The difference in mitigation between the real label as implemented by YouTube and our superimposed version suggests that the correction effects are dependent on the label being noticed and the information in it being absorbed. The rate at which this happens is strongly dependent on the placement and subtlety of the label. In the time between the first and second experiments, YouTube slightly changed the implementation of their label. The language remained the same, but the color changed from a light grey that blended with the YouTube interface to a more prominent blue. This change alone resulted in a 15-point increase in those reporting having noticed the label and a corresponding increase in those that reported knowing that RT was state funded.”

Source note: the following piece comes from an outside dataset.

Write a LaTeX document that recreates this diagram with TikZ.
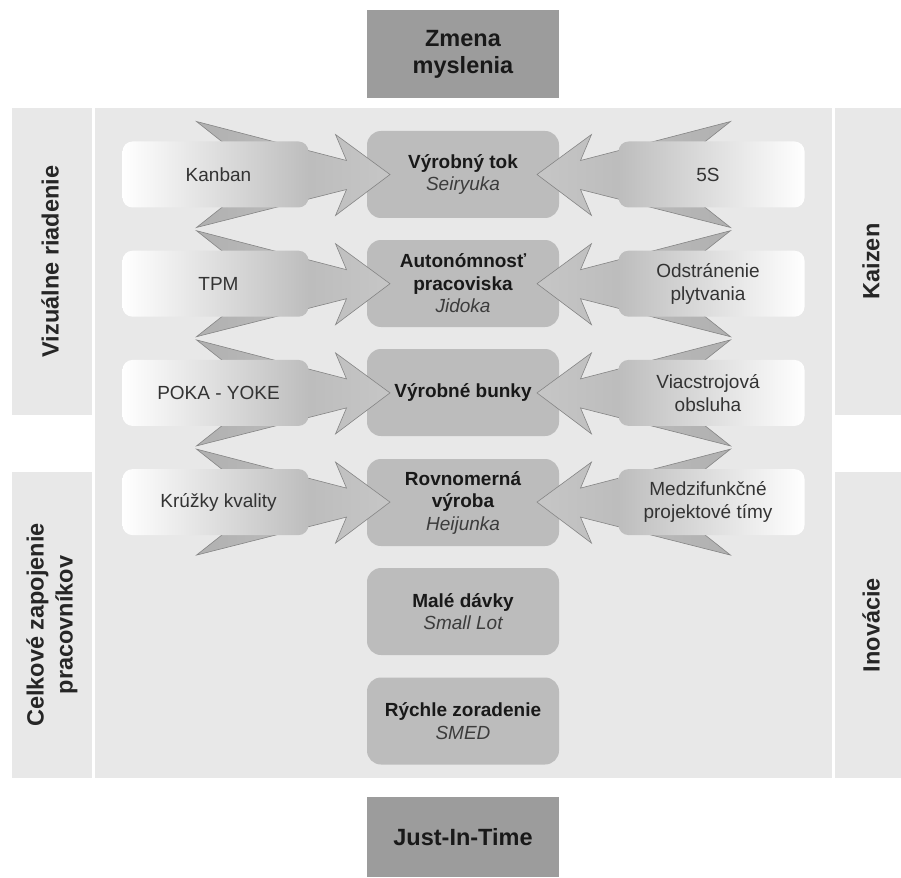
\documentclass[tikz,border=0pt]{standalone}
\usepackage{fontspec}
\setmainfont{Liberation Sans}
\definecolor{panel}{HTML}{E8E8E8}
\definecolor{darkfill}{HTML}{9C9C9C}
\definecolor{midfill}{HTML}{BCBCBC}
\definecolor{arrL}{HTML}{B0B0B0}
\definecolor{arrR}{HTML}{C6C6C6}
\definecolor{boxR}{HTML}{BDBDBD}
\definecolor{edgecol}{HTML}{858585}
\definecolor{txt}{HTML}{333333}
\definecolor{ittxt}{HTML}{3C3C3C}
\begin{document}
\begin{tikzpicture}[x=1pt,y=-1pt,
  darkbox/.style={fill=darkfill,draw=none,minimum width=192pt,inner sep=0pt,align=center,
    font=\fontsize{23.5}{27}\selectfont\bfseries,text=black!90},
  cbox/.style={fill=midfill,draw=none,rounded corners=14pt,minimum width=192pt,minimum height=87pt,
    inner sep=0pt,align=center,font=\fontsize{19}{22.5}\selectfont,text=black!90},
  lbl/.style={align=center,inner sep=0pt,font=\fontsize{19}{23}\selectfont,text=txt},
  vlbl/.style={rotate=90,align=center,inner sep=0pt,font=\fontsize{23.5}{29}\selectfont\bfseries,text=black!85},
  arrowL/.style={left color=arrL,right color=arrR,draw=edgecol,line width=0.6pt,line join=miter},
  arrowR/.style={left color=arrR,right color=arrL,draw=edgecol,line width=0.6pt,line join=miter}
]
\useasboundingbox (0,0) rectangle (901,877);
\fill[white] (0,0) rectangle (901,877);
% panels
\fill[panel] (95,108) rectangle (832,778);
\fill[panel] (12,108) rectangle (92,415);
\fill[panel] (12,472) rectangle (92,778);
\fill[panel] (835,108) rectangle (901,415);
\fill[panel] (835,472) rectangle (901,778);
% top and bottom boxes
\node[darkbox,minimum height=88pt] (top) at (463,54) {Zmena\\myslenia};
\node[darkbox,minimum height=80pt] (bot) at (463,837) {Just-In-Time};
% centre boxes
\node[cbox] (b1) at (463,174.5) {{\bfseries Výrobný tok}\\{\itshape\color{ittxt}Seiryuka}};
\node[cbox] (b2) at (463,283.5) {{\bfseries Autonómnosť}\\{\bfseries pracoviska}\\{\itshape\color{ittxt}Jidoka}};
\node[cbox] (b3) at (463,392.5) {{\bfseries Výrobné bunky}};
\node[cbox] (b4) at (463,502.5) {{\bfseries Rovnomerná}\\{\bfseries výroba}\\{\itshape\color{ittxt}Heijunka}};
\node[cbox] (b5) at (463,611.5) {{\bfseries Malé dávky}\\{\itshape\color{ittxt}Small Lot}};
\node[cbox] (b6) at (463,721) {{\bfseries Rýchle zoradenie}\\{\itshape\color{ittxt}SMED}};
% arrows and light boxes
\foreach \yc in {174.5,283.7,392.9,502.1}{
  \shadedraw[arrowL] (196.5,\yc-53) -- (346.5,\yc-14) -- (335.5,\yc-40) -- (390,\yc)
     -- (335.5,\yc+41) -- (346.5,\yc+15) -- (196.5,\yc+53) -- (263.5,\yc) -- cycle;
  \shadedraw[arrowR] (730.5,\yc-53) -- (580.5,\yc-14) -- (591.5,\yc-40) -- (537,\yc)
     -- (591.5,\yc+41) -- (580.5,\yc+15) -- (730.5,\yc+53) -- (663.5,\yc) -- cycle;
  \shade[rounded corners=10pt,left color=white,right color=boxR] (122.5,\yc-33) rectangle (308.5,\yc+33);
  \shade[rounded corners=10pt,left color=boxR,right color=white] (618.5,\yc-33) rectangle (804.5,\yc+33);
}
% side labels
\node[lbl] (l1) at (218.5,174.5) {Kanban};
\node[lbl] (l2) at (218.5,283.7) {TPM};
\node[lbl] (l3) at (218.5,392.9) {POKA - YOKE};
\node[lbl] (l4) at (218.5,502.1) {Krúžky kvality};
\node[lbl] (r1) at (708,174.5) {5S};
\node[lbl] (r2) at (708,283.7) {Odstránenie\\plytvania};
\node[lbl] (r3) at (708,392.9) {Viacstrojová\\obsluha};
\node[lbl] (r4) at (708,502.1) {Medzifunkčné\\projektové tímy};
% vertical labels
\node[vlbl] (v1) at (50,261.5) {Vizuálne riadenie};
\node[vlbl] (v2) at (52,625) {Celkové zapojenie\\pracovníkov};
\node[vlbl] (v3) at (871,261.5) {Kaizen};
\node[vlbl] (v4) at (871,625) {Inovácie};
\end{tikzpicture}
\end{document}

The papers I read were rife with examples of the way small changes in the content, design, and context of the intervention had drastic changes on the effectiveness of an intervention. The sense I get is that all of this research, even if done methodologically perfect, is like a ship in a trough of a wave (in a hyper-dimensional ocean?), claiming that it has found the global minimum of the ocean. Certainly, you may have actually found the lowest point in the Gulf of YouTube, but it’s unclear if saying this helps us find low points in the Twitter Strait (wow, I really apologize for this metaphor, it is way to conceited but I think it works). I feel like causal inference in this field is too premature to be helpful. In my opinion, more explicitly exploratory analysis is necessary. In fact, most of the papers I read felt much more like they were exploratory analysis – testing out a bunch of different possible ideas about what can mitigate disinformation – that conformed itself into the shape of causal inference. While the causal inference may be sound methodologically, it risks making the public and policymakers overestimate the generalization and applicability of the results, especially since many of these kinds of interventions are being actively implemented by tech companies, governments, and others.